Относительно продолжительного маневрирования перед сражением под Лейпцигом Клаузевиц писал Марии: «эта война должна закончиться, как вертящееся огненное колесо фейерверка, сильным взрывом изнутри, в течение которого в один момент сгорят все огни».
Перед вторжением во Францию Клаузевиц пишет Гнейзенау о необходимости форсирования Рейна и развития операций без какого-либо перерыва вплоть до заключения мира, до Парижа включительно. «Все, что можно было возразить против вторжения во Францию, вплоть до Парижа, звучит теперь фальшиво и не соответствует обстановке. Наши армии будут только на полпути, когда разразятся заговор в Париже, бунт во французских войсках, восстание провинций, и будет не трудно обеспечить два устоя длительного мира — самостоятельность Голландии и Швейцарии».
Таким образом, в этот решительный год войны с Наполеоном Клаузевицу фактически приходилось удовлетворяться созерцанием издалека. Он писал Гнейзенау: «часто мне приходилось дрожать за успех в целом. Не всегда я был достаточно осведомлен, чтобы следить за отдельными нитями оперативной ткани и правильно оценивать слабые места. Однако, вы знаете, что я достаточно искушен в прусской государственной мудрости и берлинских фокусах, и, конечно, не допускаете, что я мог быть обманут газетной мишурой, подобно покупателю, которому спускают вылощенный, но недоброкачественный товар».
Будущее озабочивало Клаузевица. Расходы по русско-германскому легиону покрывались Англией, но состав его — эмигранты и дезертиры из войск различных немецких государств — чувствовали себя бездомными, осиротелыми детьми. Что с ними будет при заключении мира? Не захочет ли одно из возрожденных немецких государств или Голландия признать этот легион за ядро своей армии? Вопрос разрешился при заключении мира включением русско-германского легиона в прусскую армию, о чем усиленно хлопотал Гнейзенау.
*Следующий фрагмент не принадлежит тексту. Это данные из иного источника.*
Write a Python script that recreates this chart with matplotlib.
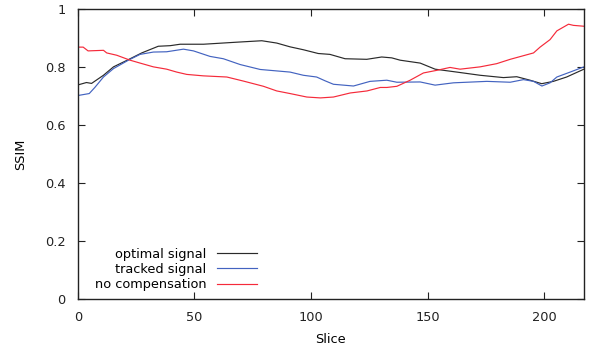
import matplotlib
matplotlib.use("Agg")
from matplotlib import pyplot as plt

# values
opt_x = [0.6, 3.7, 5.9, 11, 15.3, 21.7, 27.4, 34.5, 39.6, 43.9, 53.9, 68.1, 78.9, 85.3,
	91, 96.7, 103.1, 108.1, 114.6, 123.9, 130.3, 134.6, 138.2, 146.8, 153.2, 162.5,
	172.5, 182.5, 188.2, 193.9, 198.9, 203.9, 209.6, 217]
opt_y = [0.739, 0.746, 0.743, 0.771, 0.800, 0.825, 0.848, 0.871, 0.873, 0.878, 0.878, 0.885,
	0.890, 0.882, 0.869, 0.859, 0.846, 0.843, 0.828, 0.826, 0.834, 0.831, 0.823, 0.813,
	0.792, 0.782, 0.771, 0.763, 0.766, 0.754, 0.742, 0.750, 0.765, 0.792]

trk_x = [0.6, 4.9, 7.3, 11, 15.3, 21.7, 26.7, 32.4, 38.1, 45.3, 49.6, 56.7, 62.4, 69.6,
	78.2, 85.3, 91, 96.7, 102.4, 106, 109.6, 118.2, 125.3, 132.5, 136.8, 146.8, 153.2,
	161.1, 175.4, 185.4, 191.1, 195.4, 199, 202.5, 205.4, 211.1, 217]
trk_y = [0.702, 0.708, 0.729, 0.765, 0.794, 0.823, 0.843, 0.851, 0.852, 0.861, 0.855, 0.836,
	0.828, 0.808, 0.791, 0.786, 0.782, 0.771, 0.765, 0.752, 0.740, 0.734, 0.750, 0.754,
	0.747, 0.748, 0.737, 0.745, 0.750, 0.747, 0.756, 0.750, 0.734, 0.745, 0.765, 0.782, 0.800]

nc_x = [0.6, 2.3, 4.4, 11, 12.4, 16.7, 22.4, 26.7, 32.4, 38.1, 42.4, 46.7, 53.8, 63.9,
	71, 79.6, 85.3, 91, 98.2, 104, 109.6, 116.8, 124, 129.7, 132.5, 136.8, 142.5,
	148.2, 153.9, 159.6, 163.9, 172.5, 179.6, 185.4, 195.4, 198.2, 202.5, 205.4,
	210.4, 212.5, 217]
nc_y = [0.868, 0.868, 0.855, 0.857, 0.848, 0.840, 0.823, 0.813, 0.800, 0.792, 0.782, 0.774,
	0.769, 0.765, 0.751, 0.733, 0.717, 0.708, 0.696, 0.693, 0.696, 0.710, 0.717, 0.729,
	0.729, 0.733, 0.754, 0.779, 0.788, 0.798, 0.792, 0.800, 0.811, 0.826, 0.848, 0.868,
	0.894, 0.924, 0.947, 0.943, 0.940]

labels = ["optimal signal", "tracked signal", "no compensation"]
colors = ["#2a2a2a", "#4363c0", "#f52a3a"]

fig = plt.figure(figsize=(5.94, 3.53), dpi=100)
ax = fig.add_axes([0.131, 0.153, 0.852, 0.822])

ax.plot(opt_x, opt_y, color=colors[0], lw=0.85, label=labels[0])
ax.plot(trk_x, trk_y, color=colors[1], lw=0.85, label=labels[1])
ax.plot(nc_x, nc_y, color=colors[2], lw=0.85, label=labels[2])

ax.set_xlim(0, 217)
ax.set_ylim(0, 1)
ax.set_xticks([0, 50, 100, 150, 200])
ax.set_yticks([0, 0.2, 0.4, 0.6, 0.8, 1])
ax.set_yticklabels(["0", "0.2", "0.4", "0.6", "0.8", "1"])
ax.tick_params(direction="in", top=True, right=True, length=5, width=0.8,
	labelsize=9.3, pad=9, colors="#222222")
for s in ax.spines.values():
	s.set_linewidth(1.0)
	s.set_color("#222222")

ax.set_xlabel("Slice", fontsize=9.3, labelpad=6)
ax.set_ylabel("SSIM", fontsize=9.3, labelpad=13)

ax.legend(loc="lower right", bbox_to_anchor=(0.366, 0.005), frameon=False,
	markerfirst=False, borderpad=0, handlelength=3.1, handletextpad=0.8,
	labelspacing=0.16, fontsize=9.3)

fig.savefig("out.png", dpi=100)
plt.close()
Автоматический переход Клаузевица из русской армии в прусскую был подтвержден королевским приказом 11 апреля 1814 года.
В течение двух лет службы России Клаузевиц, вопреки его пессимистическим оценкам, оказался далеко не мертвым грузом для русской армии. Он содействовал повышению уровня тактических и стратегических взглядов в русской армии. Вариации к его «Важнейшим принципам войны», во французском переводе, имелись и у Барклая. Толь часто опирался в своих суждениях на меткие замечания Клаузевица. Он содействовал провалу гибельного Дрисского лагеря. В штабе арьергарда ему были обязаны рядом толковых тактических указаний. Он одним из первых понял огромные выгоды широкого отступательного маневра при данном соотношении сил и гибели, угрожавшей Наполеону в конце его победного шествия. Он много поработал и как рядовой офицер. Содействуя заключению Таурогенской конвенции, он втягивал Россию в продолжение войны, которая должна была закончиться только в 1814 году взятием Парижа. Мы можем утверждать даже, что только в 1812 году Клаузевиц развернул крупную практическую деятельность. В рядах же прусских войск ему не суждено было в течение всей жизни достигнуть каких-либо осязаемых практических результатов. И весь ценнейший непосредственный боевой опыт войны с Наполеоном был впитан Клаузевицем в то время, когда он состоял на русской службе.